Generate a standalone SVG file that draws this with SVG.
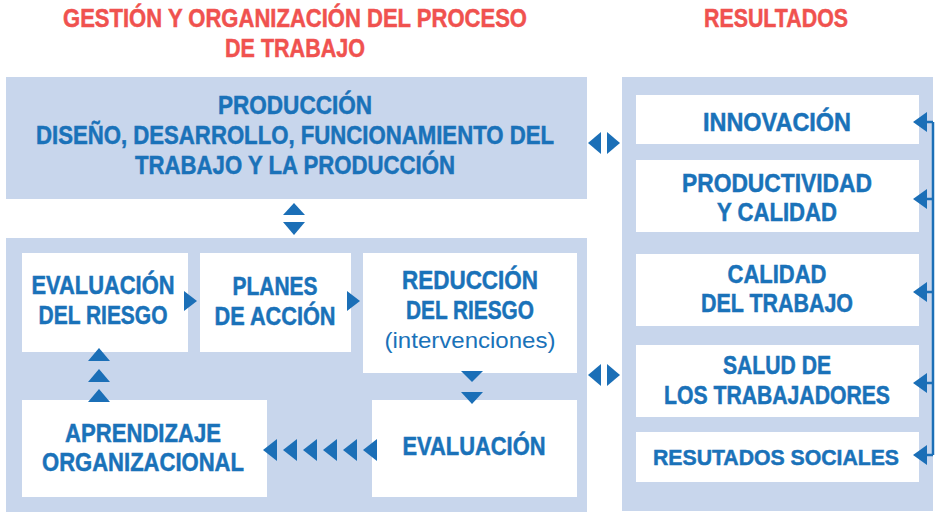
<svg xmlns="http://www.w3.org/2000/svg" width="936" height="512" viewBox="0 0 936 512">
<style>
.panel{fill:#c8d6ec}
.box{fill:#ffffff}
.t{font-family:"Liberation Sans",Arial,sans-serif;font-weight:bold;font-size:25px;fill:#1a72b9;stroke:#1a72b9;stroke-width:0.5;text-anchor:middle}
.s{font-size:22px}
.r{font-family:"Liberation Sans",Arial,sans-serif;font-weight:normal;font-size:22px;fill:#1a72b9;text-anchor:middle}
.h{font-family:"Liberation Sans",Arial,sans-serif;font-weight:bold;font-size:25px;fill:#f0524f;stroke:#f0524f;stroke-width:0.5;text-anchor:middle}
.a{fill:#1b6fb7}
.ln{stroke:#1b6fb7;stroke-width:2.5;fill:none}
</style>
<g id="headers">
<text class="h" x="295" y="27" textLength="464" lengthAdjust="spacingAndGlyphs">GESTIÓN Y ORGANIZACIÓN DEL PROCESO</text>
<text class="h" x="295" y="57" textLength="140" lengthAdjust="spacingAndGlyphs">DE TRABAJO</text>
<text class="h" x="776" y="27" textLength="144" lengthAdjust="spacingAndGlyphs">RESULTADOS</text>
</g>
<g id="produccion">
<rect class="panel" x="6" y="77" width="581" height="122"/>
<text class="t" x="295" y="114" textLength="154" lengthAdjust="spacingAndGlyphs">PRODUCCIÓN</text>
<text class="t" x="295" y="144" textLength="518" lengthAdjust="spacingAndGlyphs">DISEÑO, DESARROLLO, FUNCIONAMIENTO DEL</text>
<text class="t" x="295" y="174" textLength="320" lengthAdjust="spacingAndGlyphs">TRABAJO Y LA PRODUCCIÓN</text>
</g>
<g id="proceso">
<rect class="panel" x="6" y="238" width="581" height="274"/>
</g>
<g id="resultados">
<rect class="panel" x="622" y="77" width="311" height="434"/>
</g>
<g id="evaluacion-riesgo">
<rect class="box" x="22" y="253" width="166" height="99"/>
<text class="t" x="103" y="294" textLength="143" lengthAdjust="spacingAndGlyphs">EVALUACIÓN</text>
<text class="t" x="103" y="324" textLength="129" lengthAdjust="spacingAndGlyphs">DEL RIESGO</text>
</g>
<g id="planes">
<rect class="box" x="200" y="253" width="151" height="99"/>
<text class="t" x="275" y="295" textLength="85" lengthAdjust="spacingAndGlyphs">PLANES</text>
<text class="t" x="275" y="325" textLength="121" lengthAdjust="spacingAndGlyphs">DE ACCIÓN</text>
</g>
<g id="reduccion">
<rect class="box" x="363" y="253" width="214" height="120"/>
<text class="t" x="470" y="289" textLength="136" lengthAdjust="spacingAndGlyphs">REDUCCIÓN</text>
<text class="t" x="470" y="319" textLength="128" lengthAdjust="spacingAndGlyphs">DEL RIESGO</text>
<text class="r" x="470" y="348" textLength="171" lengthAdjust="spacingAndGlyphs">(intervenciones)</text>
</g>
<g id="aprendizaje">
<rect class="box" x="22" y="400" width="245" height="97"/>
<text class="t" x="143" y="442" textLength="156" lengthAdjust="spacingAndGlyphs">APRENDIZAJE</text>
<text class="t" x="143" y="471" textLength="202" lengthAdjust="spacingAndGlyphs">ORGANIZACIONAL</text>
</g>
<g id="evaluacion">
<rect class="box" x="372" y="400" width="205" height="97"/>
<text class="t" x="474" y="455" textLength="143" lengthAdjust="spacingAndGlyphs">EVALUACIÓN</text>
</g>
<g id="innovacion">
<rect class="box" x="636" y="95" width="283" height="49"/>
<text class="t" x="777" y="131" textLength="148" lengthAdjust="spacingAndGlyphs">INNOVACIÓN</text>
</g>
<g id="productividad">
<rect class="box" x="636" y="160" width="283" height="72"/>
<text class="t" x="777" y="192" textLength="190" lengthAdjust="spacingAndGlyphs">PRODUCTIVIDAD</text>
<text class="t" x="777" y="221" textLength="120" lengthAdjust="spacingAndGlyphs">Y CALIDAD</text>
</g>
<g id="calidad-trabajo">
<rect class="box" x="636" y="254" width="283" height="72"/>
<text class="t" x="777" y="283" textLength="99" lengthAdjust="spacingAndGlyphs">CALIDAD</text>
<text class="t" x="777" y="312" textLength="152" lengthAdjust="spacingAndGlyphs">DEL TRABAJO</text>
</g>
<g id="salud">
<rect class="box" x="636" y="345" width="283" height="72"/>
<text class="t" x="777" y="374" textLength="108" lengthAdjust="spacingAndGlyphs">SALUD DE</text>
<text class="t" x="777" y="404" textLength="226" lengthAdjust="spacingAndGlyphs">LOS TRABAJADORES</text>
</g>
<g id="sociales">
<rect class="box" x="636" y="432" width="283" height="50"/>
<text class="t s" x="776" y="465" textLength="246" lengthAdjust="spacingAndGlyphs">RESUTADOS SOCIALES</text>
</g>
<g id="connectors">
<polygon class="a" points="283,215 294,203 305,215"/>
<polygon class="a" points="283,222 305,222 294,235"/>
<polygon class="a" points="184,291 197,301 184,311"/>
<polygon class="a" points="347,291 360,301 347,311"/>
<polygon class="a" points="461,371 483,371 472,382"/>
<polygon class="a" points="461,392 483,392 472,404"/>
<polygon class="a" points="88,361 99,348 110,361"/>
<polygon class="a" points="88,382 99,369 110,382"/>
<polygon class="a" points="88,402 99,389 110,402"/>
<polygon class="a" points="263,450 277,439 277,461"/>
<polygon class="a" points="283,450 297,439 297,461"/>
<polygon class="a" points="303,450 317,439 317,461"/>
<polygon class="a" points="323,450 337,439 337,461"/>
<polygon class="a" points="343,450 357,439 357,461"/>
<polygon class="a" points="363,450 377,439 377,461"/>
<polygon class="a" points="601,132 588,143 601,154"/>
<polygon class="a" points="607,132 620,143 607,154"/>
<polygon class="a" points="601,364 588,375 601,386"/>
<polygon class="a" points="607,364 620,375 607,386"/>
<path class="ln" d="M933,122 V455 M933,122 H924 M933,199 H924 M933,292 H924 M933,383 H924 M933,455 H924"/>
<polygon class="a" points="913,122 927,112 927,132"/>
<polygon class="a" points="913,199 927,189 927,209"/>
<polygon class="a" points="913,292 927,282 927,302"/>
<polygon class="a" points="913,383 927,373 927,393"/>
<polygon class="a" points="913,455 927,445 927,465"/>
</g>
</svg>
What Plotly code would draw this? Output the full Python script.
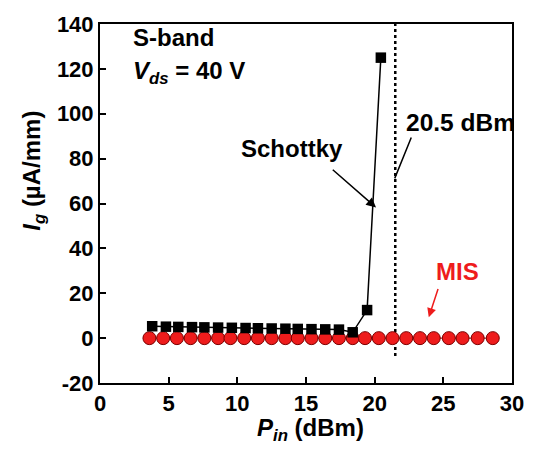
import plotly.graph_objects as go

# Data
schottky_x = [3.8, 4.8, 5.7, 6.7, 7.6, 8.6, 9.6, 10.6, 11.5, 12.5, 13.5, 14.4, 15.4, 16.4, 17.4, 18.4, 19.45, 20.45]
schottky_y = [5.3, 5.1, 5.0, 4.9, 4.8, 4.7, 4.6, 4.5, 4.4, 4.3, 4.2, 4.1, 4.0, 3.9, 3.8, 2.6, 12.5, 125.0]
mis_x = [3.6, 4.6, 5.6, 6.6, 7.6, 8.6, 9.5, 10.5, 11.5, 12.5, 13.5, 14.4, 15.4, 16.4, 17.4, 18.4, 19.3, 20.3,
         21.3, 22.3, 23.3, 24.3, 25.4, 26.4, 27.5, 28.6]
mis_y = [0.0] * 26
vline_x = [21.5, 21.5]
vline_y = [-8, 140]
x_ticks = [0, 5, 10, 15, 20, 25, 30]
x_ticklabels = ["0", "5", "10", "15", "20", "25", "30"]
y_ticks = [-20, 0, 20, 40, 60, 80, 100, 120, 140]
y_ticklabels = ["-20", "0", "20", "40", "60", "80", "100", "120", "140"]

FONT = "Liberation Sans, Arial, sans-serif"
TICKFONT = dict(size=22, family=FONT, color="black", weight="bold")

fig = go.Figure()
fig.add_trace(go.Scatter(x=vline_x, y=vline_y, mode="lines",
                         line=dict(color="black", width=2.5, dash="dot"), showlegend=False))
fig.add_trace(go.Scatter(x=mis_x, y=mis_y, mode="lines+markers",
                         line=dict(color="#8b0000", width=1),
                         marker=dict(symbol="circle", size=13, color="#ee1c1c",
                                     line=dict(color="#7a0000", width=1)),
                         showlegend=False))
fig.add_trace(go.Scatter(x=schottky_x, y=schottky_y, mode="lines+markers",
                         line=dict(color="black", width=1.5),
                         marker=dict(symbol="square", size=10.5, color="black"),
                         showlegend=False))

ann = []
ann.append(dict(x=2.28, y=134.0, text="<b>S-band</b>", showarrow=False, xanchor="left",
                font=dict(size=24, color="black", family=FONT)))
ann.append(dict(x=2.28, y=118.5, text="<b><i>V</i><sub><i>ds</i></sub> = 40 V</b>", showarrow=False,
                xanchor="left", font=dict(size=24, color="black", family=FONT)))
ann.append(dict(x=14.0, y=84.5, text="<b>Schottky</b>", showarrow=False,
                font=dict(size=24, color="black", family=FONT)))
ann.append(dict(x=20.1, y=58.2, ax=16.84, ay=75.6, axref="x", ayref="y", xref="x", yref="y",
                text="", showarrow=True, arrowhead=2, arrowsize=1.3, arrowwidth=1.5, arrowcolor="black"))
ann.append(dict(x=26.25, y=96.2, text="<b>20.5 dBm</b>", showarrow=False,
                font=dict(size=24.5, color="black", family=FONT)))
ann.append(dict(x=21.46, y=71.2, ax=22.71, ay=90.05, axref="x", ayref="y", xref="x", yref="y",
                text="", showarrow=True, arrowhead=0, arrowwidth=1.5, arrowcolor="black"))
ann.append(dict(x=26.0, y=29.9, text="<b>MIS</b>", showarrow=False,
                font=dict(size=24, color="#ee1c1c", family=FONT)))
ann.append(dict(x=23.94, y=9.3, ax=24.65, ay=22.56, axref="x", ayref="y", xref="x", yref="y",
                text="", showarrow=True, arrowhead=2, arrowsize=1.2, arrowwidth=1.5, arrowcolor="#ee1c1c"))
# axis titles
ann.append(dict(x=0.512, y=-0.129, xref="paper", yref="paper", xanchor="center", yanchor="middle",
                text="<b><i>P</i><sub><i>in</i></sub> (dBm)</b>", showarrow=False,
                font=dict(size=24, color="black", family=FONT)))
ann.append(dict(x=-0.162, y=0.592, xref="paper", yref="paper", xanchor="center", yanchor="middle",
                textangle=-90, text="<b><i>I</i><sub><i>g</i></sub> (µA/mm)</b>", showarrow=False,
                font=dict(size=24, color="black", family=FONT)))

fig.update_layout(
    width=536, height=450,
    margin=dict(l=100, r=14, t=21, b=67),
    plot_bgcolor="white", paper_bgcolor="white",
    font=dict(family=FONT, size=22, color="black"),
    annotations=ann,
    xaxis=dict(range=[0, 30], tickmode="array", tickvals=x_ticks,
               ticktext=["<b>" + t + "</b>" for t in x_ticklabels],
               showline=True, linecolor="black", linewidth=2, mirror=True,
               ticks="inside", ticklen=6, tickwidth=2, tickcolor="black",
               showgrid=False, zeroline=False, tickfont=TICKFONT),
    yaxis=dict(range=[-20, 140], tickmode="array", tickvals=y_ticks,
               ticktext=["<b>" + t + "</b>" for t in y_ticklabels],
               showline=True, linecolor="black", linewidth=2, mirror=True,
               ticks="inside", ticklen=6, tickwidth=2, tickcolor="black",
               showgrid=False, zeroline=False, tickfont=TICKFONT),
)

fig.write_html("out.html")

○ ○ ○

• _The request_
Give again, word for word, only the lines starting at the line with "What Plotly code" and ending at the line with "import plotly.graph_objects as go", keeping both end lines; pictures stay out.

• _Expected output_
What Plotly code would draw this? Output the full Python script.
import plotly.graph_objects as go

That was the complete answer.